As for the "cloud" being safer. Let's ask Imgur, Medium, the Docker Registry HubRunkeeper, Trello, and Yahoo webmail, all users of Amazon's East 1 data center, how well that worked for them
I wonder if the sales team that sold the solution still there?
Usually I see many sales team rather over-commit the capability to close the order. On the other hand, we have evaluation committee blindly follow the recommendation. Will be surprise to see that many running the Datacenter and the so call "IT" folks are very poor on knowledge.
•Did not include available, automated technical resilience and data/system recovery features (such as 3PAR Recovery Manager and Peer Persistence)
These are licensable options, if they didn't want to pay for it, they weren't going to get it.
•Did not define or test “recovery procedures for applications in the event of a complete SAN outage”
It's not for the Vendor to define these, that's down to the Business to sort out.
•Did not define or verify “Processes for data reconciliation in the event of an outage of this nature”
Again, not for the Vendor to define.
To be frank, the whole "Report" smacks of an ATO arse-covering exercise. There's only slightly less fiction coming out of the Trump Administration.
(10 Year 3PAR Customer)
I think the root of the problem is clearly defined : "Full automated fail‑over for the entire suite of applications and services in the event of a complete Sydney array failure had not been considered to be cost‑effective.”
They didn't think it cost-effective to properly design for automated failover. In other words, this government project wasn't worth the effort. So, now that it has indeed failed, one of two things should happen : either ATO has the balls to publicly state that a few days of downtime of its services is no big deal and resumes as before, or it wimps out and decides that it should actually implement full automated fail-over and, as a consequence, fire the top management moron who decided and signed off the document stating it wasn't cost-effective in the first place.
My guess ? The ATO meekly implements proper failover procedures and nobody gets fired.
"But the ATO was not fully operational again for eight days because recovery tools were stored on the same SAN that had just failed so spectacularly. That decision also made failover to a spare SAN on another site impossible."
Why is that ? if they replicated the data to a second array it shouldn't have been an issue to failover, after all the failures wouldn't propagate and a manual failover should have been preferable to an 8 day recovery. It sounds like they only actually replicated a subset of the applications to the second site, which obviously wasn't enough on it's own to bring up a functional system. Instead they relied on local recovery for some data using tooling that unfortunately ended up sat on the same array that had failed.
TBH sounds like a the usual combination of design trade-offs made to meet a price.
The problem was, as stated in article, that it was a complete service contract with HPE. It was up to HPE to specify what performance, redundancy, and disaster recovery were required for the customer's needs. SO, err no, it was not (in this specific case) for the business to sort out.
Earlier comments re sales monkies getting their cut and never to be seen again are pertinent here.
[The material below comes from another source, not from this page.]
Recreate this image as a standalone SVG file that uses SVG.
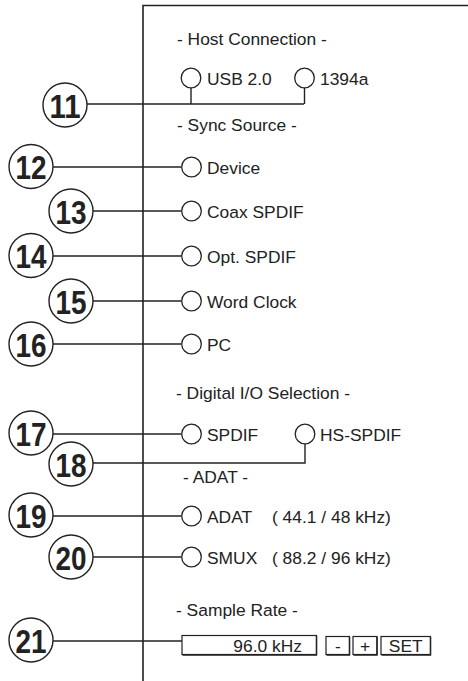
<svg xmlns="http://www.w3.org/2000/svg" width="468" height="681" viewBox="0 0 468 681">
<style>
.t{font-family:"Liberation Sans",Arial,sans-serif;font-size:17.4px;fill:#222}
.n{font-family:"Liberation Sans",Arial,sans-serif;font-size:33px;font-weight:bold;fill:#222;text-anchor:middle}
.c{fill:#fff;stroke:#222;stroke-width:1.4}
.r{fill:#fff;stroke:#222;stroke-width:1.3}
.l{fill:none;stroke:#222;stroke-width:1.4}
.b{fill:#fff;stroke:#222;stroke-width:1.2}
</style>
<rect width="468" height="681" fill="#fff"/>
<g id="panel">
<path d="M143,681 V5.5 H468" fill="none" stroke="#222" stroke-width="1.6"/>
<text class="t" x="177" y="45">- Host Connection -</text>
<text class="t" x="177" y="131">- Sync Source -</text>
<text class="t" x="176" y="399">- Digital I/O Selection -</text>
<text class="t" x="183" y="483">- ADAT -</text>
<text class="t" x="176" y="616">- Sample Rate -</text>
</g>
<g id="connectors">
<path class="l" d="M87,104 H304 M191,88 V104 M304.5,88 V104"/>
<path class="l" d="M53,167 H181"/>
<path class="l" d="M93,211 H181"/>
<path class="l" d="M53,256 H181"/>
<path class="l" d="M93,301 H181"/>
<path class="l" d="M53,344 H181"/>
<path class="l" d="M53,434 H181"/>
<path class="l" d="M93,463 H305 V444"/>
<path class="l" d="M53,516 H181"/>
<path class="l" d="M93,557 H181"/>
<path class="l" d="M53,641 H182"/>
</g>
<g id="opt-usb"><circle class="r" cx="191" cy="78" r="9.8"/><text class="t" x="207" y="85">USB 2.0</text></g>
<g id="opt-1394"><circle class="r" cx="304.5" cy="78" r="9.8"/><text class="t" x="320" y="85">1394a</text></g>
<g id="opt-device"><circle class="r" cx="191.5" cy="167" r="9.8"/><text class="t" x="207" y="174">Device</text></g>
<g id="opt-coax"><circle class="r" cx="191.5" cy="211" r="9.8"/><text class="t" x="207" y="218">Coax SPDIF</text></g>
<g id="opt-opt"><circle class="r" cx="191.5" cy="256" r="9.8"/><text class="t" x="207" y="263">Opt. SPDIF</text></g>
<g id="opt-wc"><circle class="r" cx="191.5" cy="301" r="9.8"/><text class="t" x="207" y="308">Word Clock</text></g>
<g id="opt-pc"><circle class="r" cx="191.5" cy="344" r="9.8"/><text class="t" x="207" y="351">PC</text></g>
<g id="opt-spdif"><circle class="r" cx="191.5" cy="434" r="9.8"/><text class="t" x="207" y="441">SPDIF</text></g>
<g id="opt-hsspdif"><circle class="r" cx="305" cy="434" r="9.8"/><text class="t" x="320" y="441">HS-SPDIF</text></g>
<g id="opt-adat"><circle class="r" cx="191.5" cy="516" r="9.8"/><text class="t" x="207" y="523">ADAT</text><text class="t" x="272" y="523">( 44.1 / 48 kHz)</text></g>
<g id="opt-smux"><circle class="r" cx="191.5" cy="557" r="9.8"/><text class="t" x="207" y="564">SMUX</text><text class="t" x="272" y="564">( 88.2 / 96 kHz)</text></g>
<g id="rate">
<rect class="b" x="182" y="635.5" width="134.5" height="19"/>
<path class="l" d="M316.5,636 V655 H182.5" stroke-width="1.8"/>
<text class="t" x="302" y="652" text-anchor="end">96.0 kHz</text>
</g>
<g id="btn-minus"><rect class="b" x="326" y="636.5" width="23.5" height="18"/><path class="l" d="M349.5,637 V655 H326.5" stroke-width="1.8"/><text class="t" x="337.8" y="652" text-anchor="middle">-</text></g>
<g id="btn-plus"><rect class="b" x="353" y="636.5" width="24" height="18"/><path class="l" d="M377,637 V655 H353.5" stroke-width="1.8"/><text class="t" x="365" y="652" text-anchor="middle">+</text></g>
<g id="btn-set"><rect class="b" x="381" y="636.5" width="49.5" height="18"/><path class="l" d="M430.5,637 V655 H381.5" stroke-width="1.8"/><text class="t" x="405.7" y="652" text-anchor="middle">SET</text></g>
<g id="n11"><circle class="c" cx="65" cy="105" r="22"/><text class="n" x="65" y="117.5" textLength="31" lengthAdjust="spacingAndGlyphs">11</text></g>
<g id="n12"><circle class="c" cx="31" cy="166.5" r="22"/><text class="n" x="31" y="179" textLength="31" lengthAdjust="spacingAndGlyphs">12</text></g>
<g id="n13"><circle class="c" cx="71" cy="211" r="22"/><text class="n" x="71" y="223.5" textLength="31" lengthAdjust="spacingAndGlyphs">13</text></g>
<g id="n14"><circle class="c" cx="31" cy="255.5" r="22"/><text class="n" x="31" y="268" textLength="31" lengthAdjust="spacingAndGlyphs">14</text></g>
<g id="n15"><circle class="c" cx="71" cy="301" r="22"/><text class="n" x="71" y="313.5" textLength="31" lengthAdjust="spacingAndGlyphs">15</text></g>
<g id="n16"><circle class="c" cx="31" cy="344" r="22"/><text class="n" x="31" y="356.5" textLength="31" lengthAdjust="spacingAndGlyphs">16</text></g>
<g id="n17"><circle class="c" cx="31" cy="433" r="22"/><text class="n" x="31" y="445.5" textLength="31" lengthAdjust="spacingAndGlyphs">17</text></g>
<g id="n18"><circle class="c" cx="71" cy="464" r="22"/><text class="n" x="71" y="476.5" textLength="31" lengthAdjust="spacingAndGlyphs">18</text></g>
<g id="n19"><circle class="c" cx="31" cy="515" r="22"/><text class="n" x="31" y="527.5" textLength="31" lengthAdjust="spacingAndGlyphs">19</text></g>
<g id="n20"><circle class="c" cx="71" cy="557" r="22"/><text class="n" x="71" y="569.5" textLength="31" lengthAdjust="spacingAndGlyphs">20</text></g>
<g id="n21"><circle class="c" cx="31" cy="640" r="22"/><text class="n" x="31" y="652.5" textLength="31" lengthAdjust="spacingAndGlyphs">21</text></g>
</svg>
I am sure 3 PAR is great. But HPE screwed up. And of course the ATO, as was also noted in an earlier comment, should have run the QA separate to the admin so that shortcuts were not taken.
Of course, your mileage may vary
"It's not for the Vendor to define these, that's down to the Business to sort out."
No, when you outsource the complete management of your storage, it's usually entirely for the vendor in question to specify what hardware / software is required. You would be signing up to an SLA with say minimum IOPS performance per TB...
"We had two 3pars and peer persistence, in different rooms. Both hung at the same time"
So what did HP say?
"hundreds of vms went read-only"
Ah, so it didn't hang then. Sounds like someone ran out of disk space on a thin provisioned system. That's a well known problem with 3PAR - the fix is to insert someone competent between the chair and keyboard...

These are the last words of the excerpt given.